A lo mejor mucho de lo que pasa en este país, tan calamitoso como el ficticio, me da la idea de una metáfora política que se ve reforzada por algunas frases del diálogo: ''Estas tierras calámides -dice el Conde de Hocico con acento ranchero- son mías y costaron el sudor de muchos pueblos". Es acusado de nuevo rico por la Marquesa, quien a su vez sufre el reproche de ser una recomendada. En medio del absurdo, con un vestuario -de Cordelia Dvorak, que es una estilización grotesca de la ropa dieciochesca-, los actores Dora García y Guillermo Navarro juegan a la ordinariez mientras hablan de buenos modales, el dedo meñique de la Marquesa siempre en alto. Rubén Ortiz incluye a la soprano Rocío Navarrete -ésta sí con un blanco vestido y peluca de la época- que entona arias para subrayar ciertos momentos, muchas veces con la chispa de prolongar algún grito, como el del conde cuando es pellizcado. El director maneja con limpidez los diferentes tonos de que imbuye a sus dos actores y el viejo absurdo retorna a escena a través de dos talentos jóvenes.

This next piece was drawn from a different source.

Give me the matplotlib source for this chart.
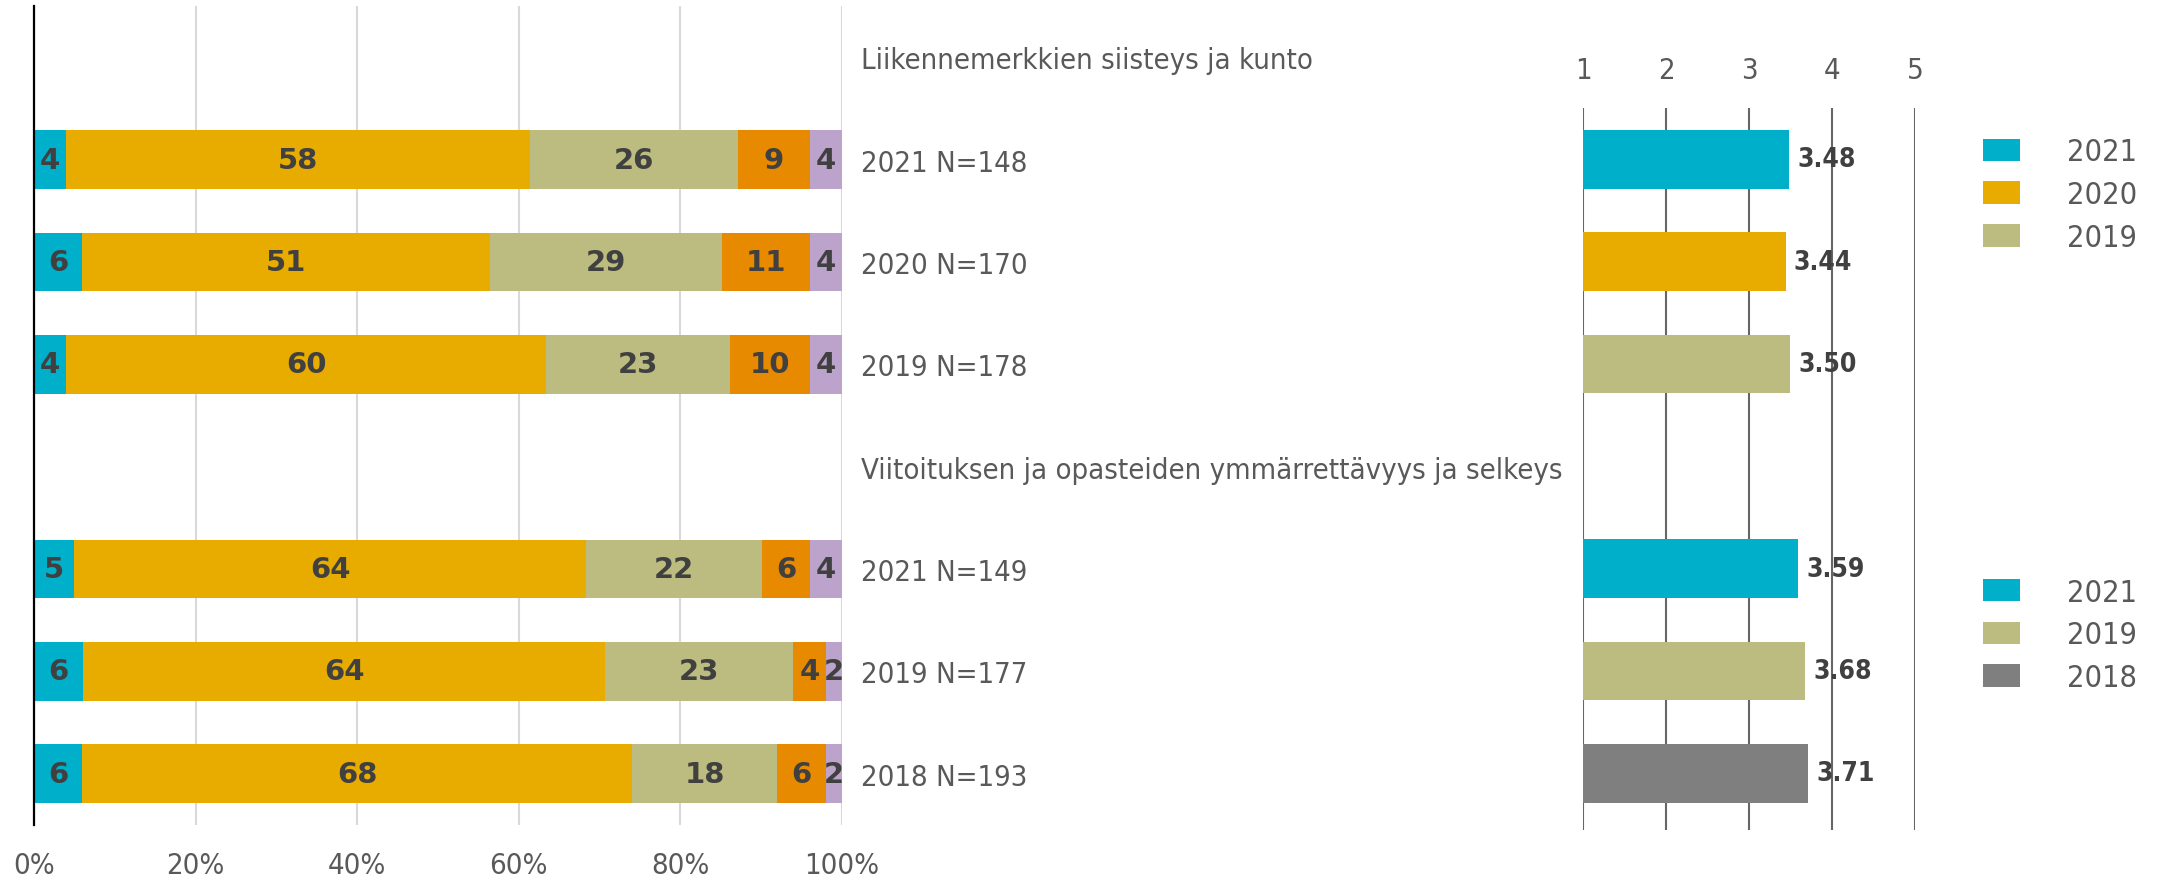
import matplotlib
matplotlib.use('Agg')
import matplotlib.pyplot as plt
import numpy as np
from matplotlib.patches import Patch

plt.rcParams['font.family'] = ['DejaVu Sans']
plt.rcParams['font.stretch'] = 'condensed'

# ---------------- data ----------------
row_labels = ['Liikennemerkkien siisteys ja kunto', '2021 N=148', '2020 N=170', '2019 N=178',
              'Viitoituksen ja opasteiden ymmärrettävyys ja selkeys', '2021 N=149', '2019 N=177', '2018 N=193']
seg_a = [0, 4, 6, 4, 0, 5, 6, 6]
seg_b = [0, 58, 51, 60, 0, 64, 64, 68]
seg_c = [0, 26, 29, 23, 0, 22, 23, 18]
seg_d = [0, 9, 11, 10, 0, 6, 4, 6]
seg_e = [0, 4, 4, 4, 0, 4, 2, 2]
pct_ticks = [0, 20, 40, 60, 80, 100]
pct_tick_labels = ['0%', '20%', '40%', '60%', '80%', '100%']

mean_rows = [1, 2, 3, 5, 6, 7]
mean_years = ['2021', '2020', '2019', '2021', '2019', '2018']
mean_values = [3.48, 3.44, 3.50, 3.59, 3.68, 3.71]
scale_ticks = [1, 2, 3, 4, 5]
legend1_years = ['2021', '2020', '2019']
legend2_years = ['2021', '2019', '2018']

# ---------------- style ----------------
seg_colors = ['#00AFC9', '#E8AC00', '#BDBC80', '#E88A00', '#BCA3CC']
year_colors = {'2021': '#00AFC9', '2020': '#E8AC00', '2019': '#BDBC80', '2018': '#7F7F7F'}
label_color = '#404040'
tick_color = '#595959'

W, H = 2164, 878
fig = plt.figure(figsize=(W / 100, H / 100), dpi=100)

def frac(x0, y0, x1, y1):
    return [x0 / W, 1 - y1 / H, (x1 - x0) / W, (y1 - y0) / H]

# ---------------- left stacked chart ----------------
ax = fig.add_axes(frac(34, 7, 842, 826))
segs = np.array([seg_a, seg_b, seg_c, seg_d, seg_e], dtype=float)
totals = segs.sum(axis=0)
norm = np.divide(segs * 100, totals, out=np.zeros_like(segs), where=totals > 0)
rows = np.arange(len(row_labels))
left = np.zeros(len(row_labels))
for i in range(segs.shape[0]):
    cont = ax.barh(rows, norm[i], left=left, height=0.575, color=seg_colors[i], zorder=3)
    labels = [str(int(v)) if v > 0 else '' for v in segs[i]]
    ax.bar_label(cont, labels=labels, label_type='center', fontsize=21, fontweight='bold',
                 fontstretch='normal', color=label_color, zorder=4)
    left += norm[i]

ax.set_xlim(0, 100)
ax.set_ylim(len(row_labels) - 0.5, -0.5)
ax.set_xticks(pct_ticks)
ax.set_xticklabels(pct_tick_labels, fontsize=21, color=tick_color)
ax.tick_params(axis='x', length=0, pad=19)
ax.set_yticks(rows)
ax.set_yticklabels(row_labels, fontsize=21, color=tick_color)
ax.yaxis.tick_right()
ax.tick_params(axis='y', length=0, pad=13.5)
for lab in ax.get_yticklabels():
    lab.set_horizontalalignment('left')
ax.grid(axis='x', color='#D9D9D9', linewidth=1.5, zorder=0)
for s in ['top', 'right', 'bottom']:
    ax.spines[s].set_visible(False)
ax.spines['left'].set_color('#000000')
ax.spines['left'].set_linewidth(1.6)
ax.spines['left'].set_zorder(5)

# ---------------- right mean chart ----------------
axr = fig.add_axes(frac(1583, 109, 1915, 831))
for r, yr, v in zip(mean_rows, mean_years, mean_values):
    axr.barh(r, v - 1, left=1, height=0.575, color=year_colors[yr], zorder=2)
    axr.text(v + 0.1, r, f'{v:.2f}', va='center', ha='left', fontsize=19, fontweight='bold',
             color=label_color, zorder=4, clip_on=False)
axr.set_xlim(1, 5)
axr.set_ylim(7.555, 0.497)
axr.set_xticks(scale_ticks)
axr.set_xticklabels([str(t) for t in scale_ticks], fontsize=21, color=tick_color)
axr.xaxis.tick_top()
axr.tick_params(axis='x', length=0, pad=17)
axr.set_yticks([])
axr.grid(axis='x', color='#666666', linewidth=1.5, zorder=3)
for s in axr.spines.values():
    s.set_visible(False)

# ---------------- legends ----------------
F = 22
def make_legend(years, ycenter):
    handles = [Patch(facecolor=year_colors[y], edgecolor='none') for y in years]
    leg = fig.legend(handles, years, loc='center left',
                     bbox_to_anchor=(1983 / W, 1 - ycenter / H), frameon=False,
                     fontsize=F, handlelength=37 / (F * 1.389), handleheight=23 / (F * 1.389),
                     handletextpad=47 / (F * 1.389), labelspacing=0.45, borderpad=0,
                     borderaxespad=0, labelcolor=tick_color)
    return leg

make_legend(legend1_years, 195.7)
make_legend(legend2_years, 636)

fig.savefig('out.png', dpi=100)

Otro joven director regresa sobre un exitoso texto estrenado hace relativamente poco y que dio lugar a una conocida película para subvertirlo sin hacer mayor cambio. Entre Villa y una mujer desnuda, de Sabina Berman, fue escrita (y vista también por un público de gozosas mujeres y acompañantes masculinos más bien contritos) como lo que es, un alegato contra el machismo. En la cinta que se hizo, se eliminó un elemento perturbador y que apenas apunté en mi artículo sobre el estreno, por no vender la trama. Me refiero al chiste político de que Andrea sea nieta de Plutarco Elías Calles y que por ella sea otra vez derrotado Villa. Además, ver a doña Micaela Arango convertida en la empleada doméstica de la que es símbolo de la revolución institucionalizada, quien además le queda a deber el salario, es otra intencionalidad política de la autora que ahora el director, Carlos Corona, acentúa para que no vuelva a pasar desapercibida, con el atuendo que la mujer se coloca a su salida de la casa: apunte y reivindicación muy oportunas.
La comedia de Sabina siempre me ha gustado mucho. No creo oportuno comparar su propia escenificación con la de Corona, ni las actuaciones del estreno con las actuales, porque cada actor y cada actriz tienen sus propias características y las proyectan de manera diferente. También el teatro círculo -esta vez con una excelente escenografía de Juliana Faesler- obliga a trazos muy diferentes que el escenario a la italiana, pero hay algo en que deseo insistir, más allá del sentido lúdico que Corona agrega a un texto que lo es en sí mismo. Se trata de la mirada viril a una obra feminista. El director, sin alterar el texto, destaca la figura de Adrián, haciendo que se desplace más que los otros personajes por el escenario; junto a la gracia que Enrique Singer imparte a su personaje, es un subrayado escénico al personaje masculino que no se puede obviar. Y la acción final que le adjudica al desesperado escritor otorga una lectura muy importante de cómo el hombre joven y moderno ve el fenómeno del machismo.